- [Recorded information]
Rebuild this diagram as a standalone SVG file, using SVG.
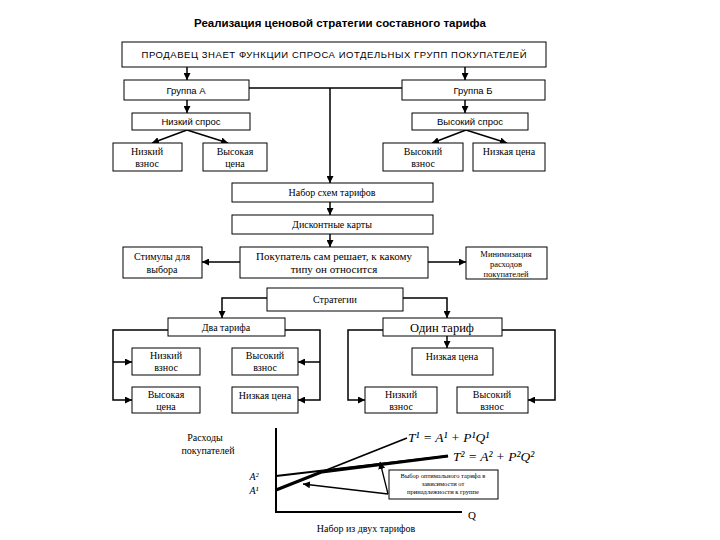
<svg xmlns="http://www.w3.org/2000/svg" width="720" height="540" viewBox="0 0 720 540">
<defs>
<marker id="a" viewBox="0 0 10 10" refX="10" refY="5" markerWidth="7" markerHeight="7" orient="auto" markerUnits="userSpaceOnUse"><path d="M0,0 L10,5 L0,10 z" fill="#000"/></marker>
<style>
.b{fill:#fff;stroke:#000;stroke-width:1}
.s{font-family:"Liberation Sans",Arial,sans-serif;font-size:9.5px;fill:#000;text-anchor:middle}
.r{font-family:"Liberation Serif","Times New Roman",serif;font-size:10px;fill:#000;text-anchor:middle}
.c line,.c path{stroke:#000;stroke-width:1.5;fill:none}
.m{marker-end:url(#a)}
.f{font-family:"Liberation Serif","Times New Roman",serif;font-style:italic;font-size:13.5px;fill:#000}
</style>
</defs>
<rect width="720" height="540" fill="#fff"/>
<text x="340" y="27" style="font-family:'Liberation Sans',Arial,sans-serif;font-size:11.5px;font-weight:bold" text-anchor="middle">Реализация ценовой стратегии составного тарифа</text>

<g class="c" id="connectors">
<path class="m" d="M187,67 V80"/>
<path class="m" d="M465,67 V80"/>
<path d="M249,88 H402"/>
<path class="m" d="M330,88 V183"/>
<path class="m" d="M187,100 V113"/>
<path class="m" d="M465,100 V113"/>
<path class="m" d="M187,130 L152,143"/>
<path class="m" d="M187,130 L228,143"/>
<path class="m" d="M466,130 L432,143"/>
<path class="m" d="M466,130 L507,143"/>
<path class="m" d="M330,202 V215"/>
<path class="m" d="M330,234 V247"/>
<path class="m" d="M240,262 H202"/>
<path class="m" d="M428,262 H466"/>
<path class="m" d="M267,298 H222 V318"/>
<path class="m" d="M403,298 H447 V318"/>
<path class="m" d="M168,330 H113 V400 H132"/>
<path class="m" d="M113,362 H132"/>
<path class="m" d="M285,330 H320 V400 H298"/>
<path class="m" d="M320,362 H298"/>
<path class="m" d="M447,336 V348"/>
<path class="m" d="M383,330 H348 V400 H365"/>
<path class="m" d="M502,330 H555 V400 H528"/>
</g>

<g id="n1"><rect class="b" x="122" y="42" width="424" height="25"/><text class="s" x="334" y="58" textLength="385">ПРОДАВЕЦ ЗНАЕТ ФУНКЦИИ СПРОСА ИОТДЕЛЬНЫХ ГРУПП ПОКУПАТЕЛЕЙ</text></g>
<g id="n2"><rect class="b" x="124" y="80" width="125" height="20"/><text class="s" x="186" y="93.5">Группа А</text></g>
<g id="n3"><rect class="b" x="402" y="80" width="143" height="20"/><text class="s" x="473" y="93.5">Группа Б</text></g>
<g id="n4"><rect class="b" x="132" y="113" width="118" height="17"/><text class="s" x="191" y="125">Низкий спрос</text></g>
<g id="n5"><rect class="b" x="412" y="113" width="116" height="17"/><text class="s" x="470" y="125">Высокий спрос</text></g>
<g id="n6"><rect class="b" x="113" y="143" width="69" height="28"/><text class="r" x="147" y="155">Низкий</text><text class="r" x="147" y="167">взнос</text></g>
<g id="n7"><rect class="b" x="203" y="143" width="64" height="28"/><text class="r" x="235" y="155">Высокая</text><text class="r" x="235" y="167">цена</text></g>
<g id="n8"><rect class="b" x="383" y="143" width="80" height="28"/><text class="r" x="423" y="155">Высокий</text><text class="r" x="423" y="167">взнос</text></g>
<g id="n9"><rect class="b" x="473" y="143" width="72" height="28"/><text class="r" x="509" y="155">Низкая цена</text></g>
<g id="n10"><rect class="b" x="232" y="183" width="201" height="19"/><text class="r" x="332" y="196">Набор схем тарифов</text></g>
<g id="n11"><rect class="b" x="232" y="215" width="201" height="19"/><text class="r" x="332" y="228">Дисконтные карты</text></g>
<g id="n12"><rect class="b" x="240" y="247" width="188" height="31"/><text class="r" x="334" y="260" style="font-size:11px">Покупатель сам решает, к какому</text><text class="r" x="334" y="273" style="font-size:11px">типу он относится</text></g>
<g id="n13"><rect class="b" x="123" y="247" width="79" height="31"/><text class="r" x="162" y="260">Стимулы для</text><text class="r" x="162" y="273">выбора</text></g>
<g id="n14"><rect class="b" x="466" y="247" width="81" height="32"/><text class="r" x="506" y="257" style="font-size:8.5px">Минимизация</text><text class="r" x="506" y="267" style="font-size:8.5px">расходов</text><text class="r" x="506" y="277" style="font-size:8.5px">покупателей</text></g>
<g id="n15"><rect class="b" x="267" y="288" width="136" height="23"/><text class="r" x="335" y="303">Стратегии</text></g>
<g id="n16"><rect class="b" x="168" y="318" width="117" height="18"/><text class="r" x="226" y="331">Два тарифа</text></g>
<g id="n17"><rect class="b" x="383" y="318" width="119" height="18"/><text class="r" x="442" y="332" style="font-size:12.5px">Один тариф</text></g>
<g id="n18"><rect class="b" x="132" y="348" width="68" height="27"/><text class="r" x="166" y="359">Низкий</text><text class="r" x="166" y="371">взнос</text></g>
<g id="n19"><rect class="b" x="232" y="348" width="66" height="27"/><text class="r" x="265" y="359">Высокий</text><text class="r" x="265" y="371">взнос</text></g>
<g id="n20"><rect class="b" x="132" y="387" width="68" height="26"/><text class="r" x="166" y="398">Высокая</text><text class="r" x="166" y="410">цена</text></g>
<g id="n21"><rect class="b" x="232" y="387" width="66" height="26"/><text class="r" x="265" y="399">Низкая цена</text></g>
<g id="n22"><rect class="b" x="412" y="348" width="81" height="27"/><text class="r" x="452" y="360">Низкая цена</text></g>
<g id="n23"><rect class="b" x="365" y="387" width="72" height="26"/><text class="r" x="401" y="398">Низкий</text><text class="r" x="401" y="410">взнос</text></g>
<g id="n24"><rect class="b" x="457" y="387" width="71" height="26"/><text class="r" x="492" y="398">Высокий</text><text class="r" x="492" y="410">взнос</text></g>

<g id="graph">
<path d="M276,428 V512 H462" stroke="#000" stroke-width="2" fill="none"/>
<line x1="276" y1="490" x2="407" y2="438" stroke="#000" stroke-width="1.8"/>
<line x1="276" y1="476" x2="448" y2="456" stroke="#000" stroke-width="1.8"/>
<path d="M276,490 L322,471.8 L448,456" stroke="#000" stroke-width="3.2" fill="none"/>
<text class="f" x="408" y="442">T¹ = A¹ + P¹Q¹</text>
<text class="f" x="453" y="461">T² = A² + P²Q²</text>
<text class="r" x="205" y="441">Расходы</text>
<text class="r" x="208" y="454">покупателей</text>
<text class="f" x="254" y="480" style="font-size:10px" text-anchor="middle">A²</text>
<text class="f" x="254" y="494" style="font-size:10px" text-anchor="middle">A¹</text>
<text class="r" x="472" y="519" style="font-size:11px">Q</text>
<text class="r" x="366" y="532">Набор из двух тарифов</text>
<g class="c"><path class="m" d="M388,494 L380,462" style="stroke-width:1.3"/><path class="m" d="M388,494 L303,484" style="stroke-width:1.3"/></g>
<g id="n25"><rect class="b" x="389" y="470" width="109" height="29"/>
<text class="r" x="443" y="478" style="font-size:6.5px">Выбор оптимального тарифа в</text>
<text class="r" x="443" y="486" style="font-size:6.5px">зависимости от</text>
<text class="r" x="443" y="494" style="font-size:6.5px">принадлежности к группе</text></g>
</g>
</svg>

- [Your objective]
Send back the data above word for word, with the pictures left out.

- [Full answer]
Rebuild this diagram as a standalone SVG file, using SVG.
<svg xmlns="http://www.w3.org/2000/svg" width="720" height="540" viewBox="0 0 720 540">
<defs>
<marker id="a" viewBox="0 0 10 10" refX="10" refY="5" markerWidth="7" markerHeight="7" orient="auto" markerUnits="userSpaceOnUse"><path d="M0,0 L10,5 L0,10 z" fill="#000"/></marker>
<style>
.b{fill:#fff;stroke:#000;stroke-width:1}
.s{font-family:"Liberation Sans",Arial,sans-serif;font-size:9.5px;fill:#000;text-anchor:middle}
.r{font-family:"Liberation Serif","Times New Roman",serif;font-size:10px;fill:#000;text-anchor:middle}
.c line,.c path{stroke:#000;stroke-width:1.5;fill:none}
.m{marker-end:url(#a)}
.f{font-family:"Liberation Serif","Times New Roman",serif;font-style:italic;font-size:13.5px;fill:#000}
</style>
</defs>
<rect width="720" height="540" fill="#fff"/>
<text x="340" y="27" style="font-family:'Liberation Sans',Arial,sans-serif;font-size:11.5px;font-weight:bold" text-anchor="middle">Реализация ценовой стратегии составного тарифа</text>

<g class="c" id="connectors">
<path class="m" d="M187,67 V80"/>
<path class="m" d="M465,67 V80"/>
<path d="M249,88 H402"/>
<path class="m" d="M330,88 V183"/>
<path class="m" d="M187,100 V113"/>
<path class="m" d="M465,100 V113"/>
<path class="m" d="M187,130 L152,143"/>
<path class="m" d="M187,130 L228,143"/>
<path class="m" d="M466,130 L432,143"/>
<path class="m" d="M466,130 L507,143"/>
<path class="m" d="M330,202 V215"/>
<path class="m" d="M330,234 V247"/>
<path class="m" d="M240,262 H202"/>
<path class="m" d="M428,262 H466"/>
<path class="m" d="M267,298 H222 V318"/>
<path class="m" d="M403,298 H447 V318"/>
<path class="m" d="M168,330 H113 V400 H132"/>
<path class="m" d="M113,362 H132"/>
<path class="m" d="M285,330 H320 V400 H298"/>
<path class="m" d="M320,362 H298"/>
<path class="m" d="M447,336 V348"/>
<path class="m" d="M383,330 H348 V400 H365"/>
<path class="m" d="M502,330 H555 V400 H528"/>
</g>

<g id="n1"><rect class="b" x="122" y="42" width="424" height="25"/><text class="s" x="334" y="58" textLength="385">ПРОДАВЕЦ ЗНАЕТ ФУНКЦИИ СПРОСА ИОТДЕЛЬНЫХ ГРУПП ПОКУПАТЕЛЕЙ</text></g>
<g id="n2"><rect class="b" x="124" y="80" width="125" height="20"/><text class="s" x="186" y="93.5">Группа А</text></g>
<g id="n3"><rect class="b" x="402" y="80" width="143" height="20"/><text class="s" x="473" y="93.5">Группа Б</text></g>
<g id="n4"><rect class="b" x="132" y="113" width="118" height="17"/><text class="s" x="191" y="125">Низкий спрос</text></g>
<g id="n5"><rect class="b" x="412" y="113" width="116" height="17"/><text class="s" x="470" y="125">Высокий спрос</text></g>
<g id="n6"><rect class="b" x="113" y="143" width="69" height="28"/><text class="r" x="147" y="155">Низкий</text><text class="r" x="147" y="167">взнос</text></g>
<g id="n7"><rect class="b" x="203" y="143" width="64" height="28"/><text class="r" x="235" y="155">Высокая</text><text class="r" x="235" y="167">цена</text></g>
<g id="n8"><rect class="b" x="383" y="143" width="80" height="28"/><text class="r" x="423" y="155">Высокий</text><text class="r" x="423" y="167">взнос</text></g>
<g id="n9"><rect class="b" x="473" y="143" width="72" height="28"/><text class="r" x="509" y="155">Низкая цена</text></g>
<g id="n10"><rect class="b" x="232" y="183" width="201" height="19"/><text class="r" x="332" y="196">Набор схем тарифов</text></g>
<g id="n11"><rect class="b" x="232" y="215" width="201" height="19"/><text class="r" x="332" y="228">Дисконтные карты</text></g>
<g id="n12"><rect class="b" x="240" y="247" width="188" height="31"/><text class="r" x="334" y="260" style="font-size:11px">Покупатель сам решает, к какому</text><text class="r" x="334" y="273" style="font-size:11px">типу он относится</text></g>
<g id="n13"><rect class="b" x="123" y="247" width="79" height="31"/><text class="r" x="162" y="260">Стимулы для</text><text class="r" x="162" y="273">выбора</text></g>
<g id="n14"><rect class="b" x="466" y="247" width="81" height="32"/><text class="r" x="506" y="257" style="font-size:8.5px">Минимизация</text><text class="r" x="506" y="267" style="font-size:8.5px">расходов</text><text class="r" x="506" y="277" style="font-size:8.5px">покупателей</text></g>
<g id="n15"><rect class="b" x="267" y="288" width="136" height="23"/><text class="r" x="335" y="303">Стратегии</text></g>
<g id="n16"><rect class="b" x="168" y="318" width="117" height="18"/><text class="r" x="226" y="331">Два тарифа</text></g>
<g id="n17"><rect class="b" x="383" y="318" width="119" height="18"/><text class="r" x="442" y="332" style="font-size:12.5px">Один тариф</text></g>
<g id="n18"><rect class="b" x="132" y="348" width="68" height="27"/><text class="r" x="166" y="359">Низкий</text><text class="r" x="166" y="371">взнос</text></g>
<g id="n19"><rect class="b" x="232" y="348" width="66" height="27"/><text class="r" x="265" y="359">Высокий</text><text class="r" x="265" y="371">взнос</text></g>
<g id="n20"><rect class="b" x="132" y="387" width="68" height="26"/><text class="r" x="166" y="398">Высокая</text><text class="r" x="166" y="410">цена</text></g>
<g id="n21"><rect class="b" x="232" y="387" width="66" height="26"/><text class="r" x="265" y="399">Низкая цена</text></g>
<g id="n22"><rect class="b" x="412" y="348" width="81" height="27"/><text class="r" x="452" y="360">Низкая цена</text></g>
<g id="n23"><rect class="b" x="365" y="387" width="72" height="26"/><text class="r" x="401" y="398">Низкий</text><text class="r" x="401" y="410">взнос</text></g>
<g id="n24"><rect class="b" x="457" y="387" width="71" height="26"/><text class="r" x="492" y="398">Высокий</text><text class="r" x="492" y="410">взнос</text></g>

<g id="graph">
<path d="M276,428 V512 H462" stroke="#000" stroke-width="2" fill="none"/>
<line x1="276" y1="490" x2="407" y2="438" stroke="#000" stroke-width="1.8"/>
<line x1="276" y1="476" x2="448" y2="456" stroke="#000" stroke-width="1.8"/>
<path d="M276,490 L322,471.8 L448,456" stroke="#000" stroke-width="3.2" fill="none"/>
<text class="f" x="408" y="442">T¹ = A¹ + P¹Q¹</text>
<text class="f" x="453" y="461">T² = A² + P²Q²</text>
<text class="r" x="205" y="441">Расходы</text>
<text class="r" x="208" y="454">покупателей</text>
<text class="f" x="254" y="480" style="font-size:10px" text-anchor="middle">A²</text>
<text class="f" x="254" y="494" style="font-size:10px" text-anchor="middle">A¹</text>
<text class="r" x="472" y="519" style="font-size:11px">Q</text>
<text class="r" x="366" y="532">Набор из двух тарифов</text>
<g class="c"><path class="m" d="M388,494 L380,462" style="stroke-width:1.3"/><path class="m" d="M388,494 L303,484" style="stroke-width:1.3"/></g>
<g id="n25"><rect class="b" x="389" y="470" width="109" height="29"/>
<text class="r" x="443" y="478" style="font-size:6.5px">Выбор оптимального тарифа в</text>
<text class="r" x="443" y="486" style="font-size:6.5px">зависимости от</text>
<text class="r" x="443" y="494" style="font-size:6.5px">принадлежности к группе</text></g>
</g>
</svg>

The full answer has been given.